If you could peek behind the screen of your favorite app, you’d probably expect to see a masterpiece of perfect, unbroken code. But the reality is much messier—and much smarter. We’re moving away from the era of building giant, solid "software cathedrals" that take years to finish and a second to break. Instead, the new blueprint is all about Modularity. Engineers are now building tech like a bucket of LEGO bricks. This isn't just a trend; it’s a survival tactic. In a world where we expect everything to work 24/7, the only way to stay online is to build a system where you can rip out a broken piece and slap in a new one without anyone even noticing.
The "LEGO" Strategy: Why Modern Tech is Being Built to Fall Apart
Forget the fancy software and the hype; the real magic of the internet is how it’s put together. This piece breaks down the "LEGO" strategy—a blueprint where everything is swappable, nothing is permanent, and why that’s the only reason your favorite apps don't crash every five minutes.
Killing the "Giant Program" Nightmare
Back in the day, if you built a website, it was one big, heavy block. Developers call this a "Monolith," and honestly, it was a disaster waiting to happen. If you wanted to change the color of a button or update a login screen, you had to pray that the whole system wouldn't collapse like a house of cards. It was rigid, slow, and frankly, a nightmare to manage as the internet grew.
Now, the blueprint has flipped. We’ve moved to "Decoupling." Think of it like a car where you can swap the engine while driving down the highway. The part of the app you see (the frontend) is now totally separated from the part that holds your data (the backend). They’re like two different people talking over a walkie-talkie. This means a company can completely redesign how their app looks on Monday without ever touching the sensitive data on Tuesday. It’s faster, it’s safer, and it’s why the tech world can move at a pace that used to be impossible.

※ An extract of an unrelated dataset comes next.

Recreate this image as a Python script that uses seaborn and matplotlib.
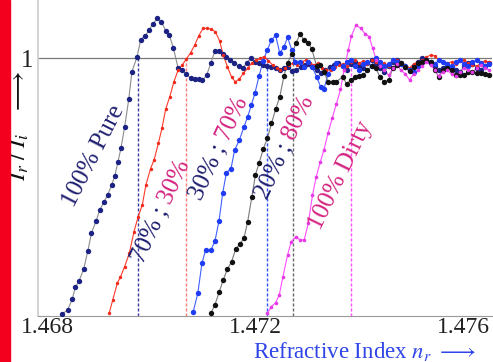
import pandas as pd
import seaborn as sns
import matplotlib.pyplot as plt
from matplotlib.patches import Rectangle
from matplotlib.ticker import MultipleLocator

# shared sampling positions of the flat tail
nr_tail = [1.47368, 1.47376, 1.47384, 1.47392, 1.47399, 1.47408, 1.47416, 1.47424, 1.47432, 1.47440,
           1.47448, 1.47457, 1.47465, 1.47473, 1.47480, 1.47489, 1.47497, 1.47505, 1.47513, 1.47521,
           1.47529, 1.47538, 1.47546, 1.47553, 1.47561, 1.47570, 1.47578, 1.47586, 1.47594, 1.47602,
           1.47610, 1.47618, 1.47627, 1.47634, 1.47642, 1.47650]

# 100% Pure
pure_nr = [1.46828, 1.46838, 1.46847, 1.46853, 1.46860, 1.46869, 1.46877, 1.46884, 1.46893, 1.46900,
           1.46908, 1.46915, 1.46923, 1.46929, 1.46935, 1.46941, 1.46948, 1.46956, 1.46962, 1.46972,
           1.46979, 1.46988, 1.46995, 1.47002, 1.47011, 1.47019, 1.47027, 1.47034, 1.47042, 1.47051,
           1.47059, 1.47067, 1.47075, 1.47083, 1.47091, 1.47098, 1.47106, 1.47114, 1.47122, 1.47130,
           1.47137, 1.47144, 1.47152, 1.47159, 1.47168, 1.47176, 1.47183, 1.47191, 1.47199, 1.47207,
           1.47215, 1.47223, 1.47231, 1.47239, 1.47247, 1.47255, 1.47263, 1.47271, 1.47279, 1.47288,
           1.47295, 1.47304, 1.47311, 1.47319, 1.47327, 1.47335, 1.47343, 1.47351, 1.47359] + nr_tail
pure_ratio = [0.405, 0.414, 0.439, 0.467, 0.481, 0.509, 0.551, 0.593, 0.621, 0.647,
              0.665, 0.681, 0.705, 0.726, 0.758, 0.791, 0.840, 0.905, 0.968, 1.003,
              1.043, 1.052, 1.065, 1.079, 1.092, 1.084, 1.064, 1.054, 1.023, 0.977,
              0.972, 0.963, 0.953, 0.951, 0.951, 0.948, 0.960, 0.988, 1.017, 1.017,
              1.009, 1.002, 0.995, 0.988, 0.981, 0.976, 0.989, 0.999, 0.991, 0.989,
              0.984, 0.981, 0.980, 0.976, 0.972, 0.976, 0.980, 0.970, 0.972, 0.980,
              0.984, 0.986, 0.980, 0.972, 0.966, 0.972, 0.980, 0.984, 0.988,
              0.981, 0.972, 0.986, 0.991, 0.981, 0.977, 0.988, 0.995, 0.986, 0.977,
              0.967, 0.981, 0.991, 0.995, 0.988, 0.979, 0.972, 0.981, 0.991, 1.000,
              0.995, 0.988, 0.981, 0.972, 0.977, 0.984, 0.979, 0.972, 0.967, 0.981,
              0.988, 0.986, 0.977, 0.972, 0.981, 0.988]

# 70% ; 30%
mix70_nr = [1.46918, 1.46925, 1.46934, 1.46940, 1.46948, 1.46957, 1.46966, 1.46974, 1.46982, 1.46989,
            1.46998, 1.47005, 1.47013, 1.47020, 1.47027, 1.47035, 1.47043, 1.47051, 1.47059, 1.47067,
            1.47075, 1.47083, 1.47091, 1.47099, 1.47107, 1.47115, 1.47123, 1.47131, 1.47138, 1.47146,
            1.47154, 1.47161, 1.47169, 1.47177, 1.47185, 1.47193, 1.47201, 1.47209, 1.47216, 1.47225,
            1.47233, 1.47241, 1.47248, 1.47257, 1.47265, 1.47273, 1.47280, 1.47289, 1.47297, 1.47305,
            1.47313, 1.47321, 1.47329, 1.47337, 1.47345, 1.47353, 1.47361] + nr_tail
mix70_ratio = [0.406, 0.437, 0.477, 0.491, 0.515, 0.546, 0.596, 0.631, 0.658, 0.705,
               0.743, 0.764, 0.802, 0.837, 0.881, 0.910, 0.945, 0.972, 0.984, 0.998,
               1.012, 1.030, 1.052, 1.069, 1.069, 1.067, 1.061, 1.040, 1.007, 0.980,
               0.956, 0.945, 0.951, 0.965, 0.976, 0.988, 0.995, 0.999, 1.003, 0.994,
               0.984, 0.976, 0.972, 0.976, 0.984, 0.988, 0.984, 0.991, 0.995, 0.988,
               0.984, 0.988, 0.976, 0.972, 0.972, 0.980, 0.984,
               0.986, 0.981, 0.991, 0.995, 0.988, 0.993, 0.986, 0.995, 0.991, 0.984,
               0.988, 0.981, 0.993, 0.995, 0.988, 0.984, 0.977, 0.986, 0.991, 0.995,
               1.002, 1.007, 1.005, 0.995, 0.991, 0.988, 0.991, 0.986, 0.993, 0.995,
               0.988, 0.984, 0.981, 0.988, 0.993, 0.991]

# 30% ; 70%
mix30_nr = [1.47080, 1.47089, 1.47097, 1.47104, 1.47114, 1.47122, 1.47130, 1.47137, 1.47144, 1.47153,
            1.47160, 1.47169, 1.47178, 1.47185, 1.47192, 1.47199, 1.47207, 1.47215, 1.47223, 1.47231,
            1.47239, 1.47247, 1.47255, 1.47262, 1.47270, 1.47277, 1.47286, 1.47294, 1.47302, 1.47309,
            1.47318, 1.47326, 1.47332, 1.47340, 1.47349, 1.47356] + nr_tail
mix30_ratio = [0.409, 0.453, 0.523, 0.553, 0.553, 0.574, 0.622, 0.686, 0.733, 0.743,
               0.786, 0.809, 0.840, 0.863, 0.890, 0.918, 0.958, 0.994, 1.019, 1.042,
               1.053, 1.011, 1.026, 1.048, 1.019, 0.991, 0.991, 0.980, 0.991, 0.980,
               0.957, 0.932, 0.927, 0.963, 0.976, 0.988,
               0.981, 0.991, 0.995, 0.981, 0.972, 0.986, 0.991, 0.981, 1.000, 0.991,
               0.981, 0.986, 0.995, 0.991, 0.986, 0.981, 0.972, 0.967, 0.981, 0.991,
               0.995, 0.991, 0.986, 0.995, 0.991, 0.986, 0.981, 0.991, 0.995, 0.986,
               0.981, 0.991, 0.995, 0.988, 0.981, 0.986]

# 20% ; 80%
mix20_nr = [1.47114, 1.47122, 1.47130, 1.47138, 1.47146, 1.47154, 1.47162, 1.47170, 1.47178, 1.47185,
            1.47193, 1.47200, 1.47207, 1.47215, 1.47223, 1.47231, 1.47239, 1.47247, 1.47255, 1.47262,
            1.47270, 1.47278, 1.47286, 1.47293, 1.47302, 1.47309, 1.47318, 1.47324, 1.47332, 1.47340,
            1.47349, 1.47356] + nr_tail
mix20_ratio = [0.406, 0.426, 0.455, 0.484, 0.509, 0.526, 0.556, 0.567, 0.581, 0.619,
               0.676, 0.728, 0.755, 0.788, 0.813, 0.848, 0.881, 0.910, 0.958, 0.988,
               1.009, 1.034, 1.056, 1.043, 1.036, 1.020, 0.981, 0.984, 0.968, 0.945,
               0.945, 0.945,
               0.956, 0.940, 0.949, 0.956, 0.958, 0.960, 0.972, 0.981, 0.977, 0.956,
               0.944, 0.949, 0.977, 0.984, 0.988, 0.979, 0.970, 0.979, 0.988, 0.991,
               0.995, 0.991, 0.972, 0.956, 0.972, 0.977, 0.972, 0.960, 0.960, 0.960,
               0.967, 0.967, 0.965, 0.965, 0.963, 0.960]

# 100% Dirty
dirty_nr = [1.47223, 1.47231, 1.47239, 1.47246, 1.47253, 1.47262, 1.47269, 1.47278, 1.47286, 1.47294,
            1.47302, 1.47310, 1.47317, 1.47325, 1.47332, 1.47340, 1.47348, 1.47356, 1.47364, 1.47371,
            1.47379, 1.47385, 1.47394, 1.47403, 1.47411, 1.47419, 1.47426, 1.47433, 1.47441,
            1.47448, 1.47457, 1.47465, 1.47473, 1.47480, 1.47489, 1.47497, 1.47505, 1.47513, 1.47521,
            1.47529, 1.47538, 1.47546, 1.47553, 1.47561, 1.47570, 1.47578, 1.47586, 1.47594, 1.47602,
            1.47610, 1.47618, 1.47627, 1.47634, 1.47642, 1.47650]
dirty_ratio = [0.406, 0.422, 0.431, 0.449, 0.491, 0.542, 0.573, 0.584, 0.577, 0.577,
               0.616, 0.681, 0.723, 0.758, 0.786, 0.825, 0.860, 0.893, 0.927, 0.972,
               1.019, 1.051, 1.077, 1.069, 1.057, 1.050, 1.023, 0.995, 0.981,
               0.972, 0.960, 0.977, 0.986, 0.972, 0.963, 0.949, 0.963, 0.972, 0.981,
               0.991, 0.984, 0.972, 0.958, 0.967, 0.972, 0.963, 0.958, 0.967, 0.977,
               0.972, 0.967, 0.977, 0.984, 0.977, 0.972]

# where each curve first reaches I_r/I_i = 1 (dashed markers)
cross_nr = [1.46973, 1.47067, 1.47222, 1.47272, 1.47384]

x_ticks = [1.468, 1.470, 1.472, 1.474, 1.476]
x_tick_labels = ["1.468", "", "1.472", "", "1.476"]
y_ticks = [0.5, 0.6, 0.7, 0.8, 0.9, 1.0, 1.1]
y_tick_labels = ["", "", "", "", "", "1", ""]

series = [
    # name, nr, ratio, line colour, dot colour, dot size, dashed colour
    ("pure", pure_nr, pure_ratio, "#8c8c8c", "#1b2283", 15, "#3a3aa0"),
    ("70/30", mix70_nr, mix70_ratio, "#ff3a2a", "#f02a1c", 6, "#ff7a7a"),
    ("30/70", mix30_nr, mix30_ratio, "#4060ff", "#1f3cf5", 15, "#3050ff"),
    ("20/80", mix20_nr, mix20_ratio, "#7a7a7a", "#111111", 15, "#666666"),
    ("dirty", dirty_nr, dirty_ratio, "#ff4dff", "#e63ce6", 7, "#ff4dff"),
]

df = pd.concat(
    [pd.DataFrame({"nr": x, "ratio": y, "mix": name}) for name, x, y, *_ in series],
    ignore_index=True,
)

sns.set_theme(style="white")
plt.rcParams["font.family"] = ["Liberation Serif", "DejaVu Serif"]
plt.rcParams["mathtext.fontset"] = "stix"

fig = plt.figure(figsize=(4.93, 3.62), dpi=100)
ax = fig.add_axes([38 / 493, 46 / 362, 454 / 493, 316 / 362])

ax.axhline(1.0, color="#7a7a7a", lw=0.9, zorder=1)

for (name, _, _, line_c, dot_c, size, dash_c), xc in zip(series, cross_nr):
    sub = df[df["mix"] == name]
    ax.vlines(xc, 0.4, 1.0, colors=dash_c, linestyles=(0, (2.2, 1.4)), lw=1.0, zorder=1.5)
    sns.lineplot(data=sub, x="nr", y="ratio", sort=False, estimator=None,
                 color=line_c, lw=0.8, ax=ax, zorder=2)
    sns.scatterplot(data=sub, x="nr", y="ratio", color=dot_c, s=size,
                    linewidth=0, ax=ax, zorder=3)

ax.set_xlim(1.46781, 1.47656)
ax.set_ylim(0.4, 1.135)
ax.set_xlabel("")
ax.set_ylabel("")
ax.set_xticks(x_ticks)
ax.set_xticklabels(x_tick_labels)
ax.xaxis.set_minor_locator(MultipleLocator(0.0001))
ax.set_yticks(y_ticks)
ax.set_yticklabels(y_tick_labels)
ax.tick_params(axis="x", which="major", direction="inout", length=6, width=0.7,
               colors="#9a9a9a", labelcolor="#222222", labelsize=17, pad=-2)
ax.tick_params(axis="x", which="minor", direction="inout", length=4, width=0.5, colors="#aaaaaa")
ax.tick_params(axis="y", which="major", direction="inout", length=4, width=0.6,
               colors="#cccccc", labelcolor="#222222", labelsize=18, pad=1)
for side in ["top", "right"]:
    ax.spines[side].set_visible(False)
ax.spines["left"].set_color("#d0d0d0")
ax.spines["left"].set_linewidth(1.3)
ax.spines["bottom"].set_color("#9a9a9a")
ax.spines["bottom"].set_linewidth(0.8)


def pix(px, py):
    return px / 493, 1 - py / 362


navy = "#1f1f70"
pink = "#d42380"
lab = dict(fontsize=18, rotation_mode="anchor")

fig.text(*pix(94, 156), "100% Pure", rotation=63, ha="center", va="center", color=navy, **lab)
fig.text(*pix(341, 175), "100% Dirty", rotation=64, ha="center", va="center", color=pink, **lab)
for (px, py), left, right in [((168, 211), "70% ;", " 30%"),
                              ((226, 148), "30% ;", " 70%"),
                              ((292, 147), "20% ;", " 80%")]:
    fig.text(*pix(px, py), left, rotation=65, ha="right", va="baseline", color=navy, **lab)
    fig.text(*pix(px, py), right, rotation=65, ha="left", va="baseline", color=pink, **lab)

fig.text(*pix(253, 358), r"Refractive Index $n_r$ $\longrightarrow$", ha="left", va="baseline",
         color="#2f45e8", fontsize=16.5)
fig.text(*pix(18, 126), r"$I_r\;/\;I_i$   $\longrightarrow$", rotation=90, ha="center", va="center",
         color="#111111", fontsize=18)

fig.add_artist(Rectangle((0, 0), 10 / 493, 1, transform=fig.transFigure, color="#f2001e", zorder=5))

fig.savefig("out.png", dpi=100)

The old goal was to build something "unbreakable." The new goal is to build something that breaks so quietly and in such small pieces that the user never even feels it.
The API: The Universal Plug That Runs Your Life
You probably use dozens of APIs every day without knowing it. When your food app shows you a map or your flight app takes a payment, it’s not because those companies built those tools from scratch. They’re just "plugging in" to someone else’s module. This is the heart of the modern blueprint: the API. It’s the invisible connector that lets totally different systems talk to each other like they’ve known each other forever.

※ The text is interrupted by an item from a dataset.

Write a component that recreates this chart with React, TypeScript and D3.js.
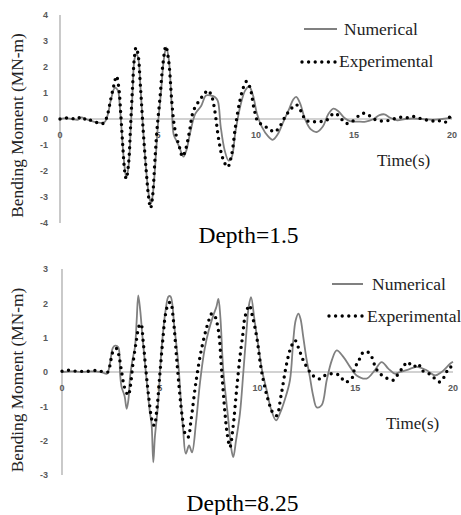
import React from "react";
import * as d3 from "d3";

const xTicks = [0, 5, 10, 15, 20];
const topYTicks = [4, 3, 2, 1, 0, -1, -2, -3, -4];
const bottomYTicks = [3, 2, 1, 0, -1, -2, -3];
const seriesNames = ["Numerical", "Experimental"];
const depthLabels = ["Depth=1.5", "Depth=8.25"];

const topNumerical: [number, number][] = [
  [0, 0], [0.3, 0.03], [0.6, 0], [0.9, -0.03], [1.1, 0.06], [1.3, 0], [1.5, -0.05], [1.8, -0.12], [2.1, -0.15], [2.3, -0.1],
  [2.45, 0.2], [2.6, 0.75], [2.8, 1.2], [2.95, 1.1], [3.05, 0.5], [3.15, -0.5], [3.25, -1.5], [3.38, -2.25], [3.5, -1.8],
  [3.6, -0.5], [3.7, 1.0], [3.8, 2.3], [3.9, 2.5], [4.0, 2.3], [4.1, 1.3], [4.25, -0.5], [4.4, -2.0], [4.55, -3.0], [4.65, -3.25],
  [4.75, -2.8], [4.9, -1.3], [5.0, -0.2], [5.15, 1.0], [5.3, 2.3], [5.42, 2.75], [5.55, 2.3], [5.7, 0.5], [5.8, -0.6],
  [5.95, -0.85], [6.1, -1.1], [6.3, -1.45], [6.45, -1.2], [6.65, -0.5], [6.9, 0.2], [7.2, 0.5], [7.45, 0.9], [7.7, 0.9],
  [7.9, 0.85], [8.05, 0.7], [8.2, -0.3], [8.4, -1.2], [8.6, -1.6], [8.75, -1.5], [8.95, -0.5], [9.2, 0.5], [9.45, 1.1],
  [9.65, 1.25], [9.85, 0.9], [10.05, 0.2], [10.3, -0.3], [10.6, -0.65], [10.85, -0.8], [11.1, -0.6], [11.4, -0.1], [11.7, 0.4],
  [11.9, 0.75], [12.05, 0.85], [12.25, 0.6], [12.5, 0], [12.8, -0.4], [13.1, -0.5], [13.4, -0.3], [13.7, 0.2], [13.95, 0.4],
  [14.2, 0.3], [14.5, 0.05], [14.8, -0.08], [15.2, -0.1], [15.6, -0.1], [16.0, 0], [16.3, 0.15], [16.55, 0.18], [16.85, 0.05],
  [17.2, -0.05], [17.6, 0], [18, 0.02], [18.5, 0], [19, -0.03], [19.5, 0], [20, 0.05],
];

const topExperimental: [number, number][] = [
  [0, 0], [0.3, 0.04], [0.6, 0.02], [0.9, 0], [1.05, 0.09], [1.25, 0], [1.45, 0.03], [1.6, -0.07], [1.85, -0.13], [2.05, -0.19],
  [2.25, -0.15], [2.4, 0.1], [2.6, 0.8], [2.75, 1.3], [2.88, 1.65], [3.0, 1.2], [3.1, 0.2], [3.2, -1.0], [3.3, -2.0], [3.38, -2.3],
  [3.5, -1.7], [3.6, -0.3], [3.7, 1.2], [3.8, 2.4], [3.88, 2.75], [3.98, 2.5], [4.1, 1.3], [4.25, -0.5], [4.4, -2.0], [4.52, -3.0],
  [4.62, -3.43], [4.72, -3.0], [4.85, -1.5], [4.95, -0.4], [5.1, 0.8], [5.25, 2.1], [5.4, 2.8], [5.55, 2.2], [5.7, 0.7],
  [5.82, -0.2], [5.95, -0.7], [6.1, -1.1], [6.25, -1.45], [6.4, -1.2], [6.6, -0.5], [6.8, 0.3], [7.1, 0.7], [7.35, 0.95],
  [7.55, 1.1], [7.75, 0.85], [7.9, 0.3], [8.1, -0.8], [8.3, -1.5], [8.55, -1.85], [8.75, -1.4], [8.95, -0.3], [9.15, 0.6],
  [9.35, 1.2], [9.52, 1.45], [9.7, 1.2], [9.9, 0.4], [10.1, -0.1], [10.4, -0.25], [10.7, -0.4], [10.95, -0.5], [11.2, -0.3],
  [11.5, 0.1], [11.8, 0.4], [12.05, 0.55], [12.3, 0.3], [12.55, -0.05], [12.9, -0.1], [13.3, -0.1], [13.6, -0.05], [13.85, 0.15],
  [14.05, 0.22], [14.3, 0.05], [14.6, -0.17], [14.9, -0.1], [15.2, 0.1], [15.45, 0.22], [15.7, 0.18], [15.95, 0.02], [16.2, -0.05],
  [16.5, -0.08], [16.8, -0.05], [17.1, 0.02], [17.4, 0.07], [17.7, 0.05], [18.0, 0.1], [18.3, 0.04], [18.6, -0.03], [18.9, -0.05],
  [19.2, -0.1], [19.5, -0.05], [19.7, -0.12], [19.85, 0.05], [20, 0.15],
];

const bottomNumerical: [number, number][] = [
  [0, 0], [0.5, 0.02], [1, 0], [1.5, 0.02], [2, 0], [2.3, -0.05], [2.45, 0.25], [2.6, 0.7], [2.72, 0.77], [2.88, 0.72],
  [2.97, -0.05], [3.05, -0.44], [3.2, -0.7], [3.31, -1.07], [3.4, -0.8], [3.48, -0.15], [3.6, 0.34], [3.73, 0.72], [3.82, 1.5],
  [3.9, 2.23], [4.0, 1.8], [4.12, 1.0], [4.33, -0.25], [4.5, -1.2], [4.58, -1.5], [4.67, -2.63], [4.75, -1.9], [4.9, -1.03],
  [5.1, 0.72], [5.3, 1.8], [5.45, 2.2], [5.55, 2.2], [5.75, 1.3], [5.95, 0.24], [6.1, -1.0], [6.2, -1.7], [6.33, -2.38],
  [6.5, -2.14], [6.65, -2.34], [6.85, -1.5], [7.06, -0.3], [7.3, 0.68], [7.5, 1.2], [7.74, 1.65], [7.9, 1.9], [8.0, 2.13],
  [8.1, 1.6], [8.25, 0.04], [8.51, -1.41], [8.65, -2.2], [8.76, -2.48], [8.9, -2.0], [9.1, -1.22], [9.27, -0.05], [9.44, 1.21],
  [9.55, 1.9], [9.67, 2.18], [9.85, 1.5], [10.05, 0.73], [10.25, 0], [10.47, -0.53], [10.7, -1.1], [10.95, -1.41], [11.15, -1.2],
  [11.4, -0.8], [11.66, -0.24], [11.83, 0.92], [11.95, 1.5], [12.09, 1.7], [12.2, 1.55], [12.34, 1.02], [12.5, 0.4],
  [12.68, -0.15], [12.85, -0.7], [13.03, -1.03], [13.28, -0.97], [13.54, -0.24], [13.8, 0.34], [14.05, 0.63], [14.39, 0.44],
  [14.73, 0.15], [15.07, -0.1], [15.58, -0.19], [16.0, 0.05], [16.35, 0.29], [16.69, 0.1], [17.03, -0.05], [17.29, 0],
  [17.71, 0.07], [18.14, 0.15], [18.65, 0.05], [19.08, -0.1], [19.42, 0], [19.85, 0.24], [20, 0.3],
];

const bottomExperimental: [number, number][] = [
  [0, 0.02], [0.3, 0.05], [0.6, 0.03], [0.9, 0.02], [1.2, 0.02], [1.5, 0.03], [1.8, 0.05], [2.0, 0.02], [2.2, 0.02], [2.35, 0],
  [2.5, 0.35], [2.65, 0.65], [2.8, 0.68], [2.92, 0.45], [3.05, 0], [3.2, -0.45], [3.39, -0.68], [3.5, -0.4], [3.62, 0.2],
  [3.8, 0.9], [3.95, 1.35], [4.04, 1.4], [4.15, 0.9], [4.3, 0], [4.45, -0.8], [4.6, -1.4], [4.72, -1.56], [4.85, -1.1], [5.0, -0.1],
  [5.15, 0.9], [5.3, 1.7], [5.45, 2.0], [5.55, 2.03], [5.7, 1.5], [5.85, 0.5], [6.0, -0.5], [6.15, -1.3], [6.3, -1.8],
  [6.45, -1.9], [6.6, -1.4], [6.85, -0.3], [7.14, 0.68], [7.48, 1.45], [7.66, 1.7], [7.8, 1.65], [8.0, 1.21], [8.17, 0],
  [8.34, -1.22], [8.45, -1.8], [8.59, -2.19], [8.75, -1.6], [8.93, -0.53], [9.1, 0.43], [9.25, 1.1], [9.36, 1.6], [9.58, 1.94],
  [9.75, 1.6], [9.96, 1.02], [10.2, 0.05], [10.55, -0.83], [10.8, -1.2], [10.98, -1.27], [11.2, -0.7], [11.49, 0.24], [11.7, 0.7],
  [11.92, 0.92], [12.1, 0.7], [12.34, 0.34], [12.68, 0], [12.94, -0.15], [13.2, -0.2], [13.45, -0.1], [13.8, -0.05], [14.2, -0.1],
  [14.48, -0.29], [14.82, -0.19], [14.99, 0.15], [15.16, 0.29], [15.33, 0.53], [15.58, 0.6], [15.84, 0.44], [16.0, 0.19],
  [16.18, 0], [16.52, -0.15], [16.94, -0.24], [17.2, -0.05], [17.46, 0.15], [17.66, 0.29], [17.97, 0.15], [18.23, 0.24],
  [18.4, 0.05], [18.7, -0.02], [18.99, -0.15], [19.33, -0.29], [19.59, -0.1], [19.76, 0.1], [19.88, 0.15], [19.95, 0.05],
];

type Panel = {
  xr: [number, number];
  yd: [number, number];
  yr: [number, number];
  yTicks: number[];
  num: [number, number][];
  exp: [number, number][];
  legendLine: [number, number, number];
  legendNumText: [number, number];
  legendDots: [number, number, number];
  legendExpText: [number, number];
  timeText: [number, number];
  depthText: [number, number];
  yTitleCenter: number;
  depth: string;
};

const panels: Panel[] = [
  {
    xr: [60, 452], yd: [4, -4], yr: [15, 223], yTicks: topYTicks, num: topNumerical, exp: topExperimental,
    legendLine: [304, 337, 29], legendNumText: [344, 34.5], legendDots: [302, 335, 62], legendExpText: [339, 67],
    timeText: [377, 166], depthText: [248.5, 243], yTitleCenter: 125.5, depth: depthLabels[0],
  },
  {
    xr: [62, 453], yd: [3, -3], yr: [269, 475], yTicks: bottomYTicks, num: bottomNumerical, exp: bottomExperimental,
    legendLine: [332, 363, 284], legendNumText: [372, 289.5], legendDots: [329, 362, 316], legendExpText: [367, 322],
    timeText: [386, 428.5], depthText: [242.5, 511], yTitleCenter: 380, depth: depthLabels[1],
  },
];

const serif = "'Liberation Serif', 'Times New Roman', serif";
const sans = "'Liberation Sans', Arial, sans-serif";

function ChartPanel({ p }: { p: Panel }) {
  const x = d3.scaleLinear().domain([0, 20]).range(p.xr);
  const y = d3.scaleLinear().domain(p.yd).range(p.yr);
  const line = d3
    .line<[number, number]>()
    .x((d) => x(d[0]))
    .y((d) => y(d[1]))
    .curve(d3.curveCatmullRom.alpha(0.5));
  const y0 = y(0);
  return (
    <g>
      <line x1={x(0)} x2={x(0)} y1={y(p.yd[0])} y2={y(p.yd[1])} stroke="#a6a6a6" strokeWidth={1.2} />
      <line x1={x(0)} x2={x(20)} y1={y0} y2={y0} stroke="#a6a6a6" strokeWidth={1.2} />
      {p.yTicks.map((t) => (
        <text key={t} x={48} y={y(t) + 3.2} textAnchor="end" fontFamily={sans} fontSize={9} fontWeight="bold" fill="#595959">
          {t}
        </text>
      ))}
      {xTicks.map((t) => (
        <text key={t} x={x(t)} y={y0 + 19} textAnchor="middle" fontFamily={sans} fontSize={9} fontWeight="bold" fill="#595959">
          {t}
        </text>
      ))}
      <path d={line(p.num) || ""} fill="none" stroke="#808080" strokeWidth={1.8} />
      <path
        d={line(p.exp) || ""}
        fill="none"
        stroke="#000"
        strokeWidth={3.4}
        strokeLinecap="round"
        strokeDasharray="0 6.6"
      />
      <line x1={p.legendLine[0]} x2={p.legendLine[1]} y1={p.legendLine[2]} y2={p.legendLine[2]} stroke="#808080" strokeWidth={2} />
      <text x={p.legendNumText[0]} y={p.legendNumText[1]} fontFamily={serif} fontSize={17.5} fill="#222">
        {seriesNames[0]}
      </text>
      <line
        x1={p.legendDots[0]}
        x2={p.legendDots[1]}
        y1={p.legendDots[2]}
        y2={p.legendDots[2]}
        stroke="#000"
        strokeWidth={3.4}
        strokeLinecap="round"
        strokeDasharray="0 6.6"
      />
      <text x={p.legendExpText[0]} y={p.legendExpText[1]} fontFamily={serif} fontSize={17.5} fill="#222">
        {seriesNames[1]}
      </text>
      <text x={p.timeText[0]} y={p.timeText[1]} fontFamily={serif} fontSize={17} fill="#222">
        Time(s)
      </text>
      <text
        transform={`translate(23,${p.yTitleCenter}) rotate(-90)`}
        textAnchor="middle"
        fontFamily={serif}
        fontSize={17.3}
        fill="#222"
      >
        Bending Moment (MN-m)
      </text>
      <text x={p.depthText[0]} y={p.depthText[1]} textAnchor="middle" fontFamily={serif} fontSize={23.5} fill="#000">
        {p.depth}
      </text>
    </g>
  );
}

export default function App() {
  return (
    <svg width={461} height={515} style={{ position: "absolute", left: 0, top: 0, background: "#fff" }}>
      <rect width={461} height={515} fill="#fff" />
      {panels.map((p, i) => (
        <ChartPanel key={i} p={p} />
      ))}
    </svg>
  );
}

This change has leveled the playing field. A small team of three people in a garage can now build an app that has the global reach of a massive corporation. They don’t need to reinvent the wheel; they just need to know which "bricks" to buy or borrow. We’ve moved from an era of "building" to an era of "assembling." The smartest people in tech today aren't the ones writing the most code; they’re the ones designing the best ways for all that code to click together.
Living in a Bubble: Why Your Apps Don’t Crash Anymore
One of the coolest—and weirdest—parts of this new blueprint is something called "Containerization." Imagine every little function of an app, like the "search" bar or the "add to cart" button, living inside its own tiny, digital bubble. These bubbles are completely independent. They have their own air, their own food, and their own space.
Why does this matter? Because if the "search" bubble gets a bug and pops, it doesn't matter. The rest of the bubbles keep floating. The system just senses the pop and blows a new bubble in a fraction of a second. This "anti-fragile" design is why you almost never see a "Site Under Construction" sign anymore. The blueprint has evolved to assume that things will go wrong, so it builds in a way that makes failure irrelevant. It’s not about being perfect; it’s about being impossible to kill.
In the next decade, the most valuable "Blueprint" won't be a secret algorithm, but a set of open standards that allow a million different bubbles to work as one.
The War Over Standards: Who Owns the Map?
The final frontier of this architectural shift is the battle over "Standards." Now that we’ve agreed that everything should be modular, the big question is: whose modules are we using? This is why you see big fights over things like USB-C cables or how smart lightbulbs talk to your phone. It’s a fight for the "Universal Blueprint."
The companies that win in the long run aren't usually the ones with the flashiest gadgets. They’re the ones who convince everyone else to follow their rules. If you own the standard, you own the ecosystem. We’re heading toward a future where the hardware and software become almost invisible, and the only thing that matters is the "map" that connects them. The blueprint is becoming the product itself.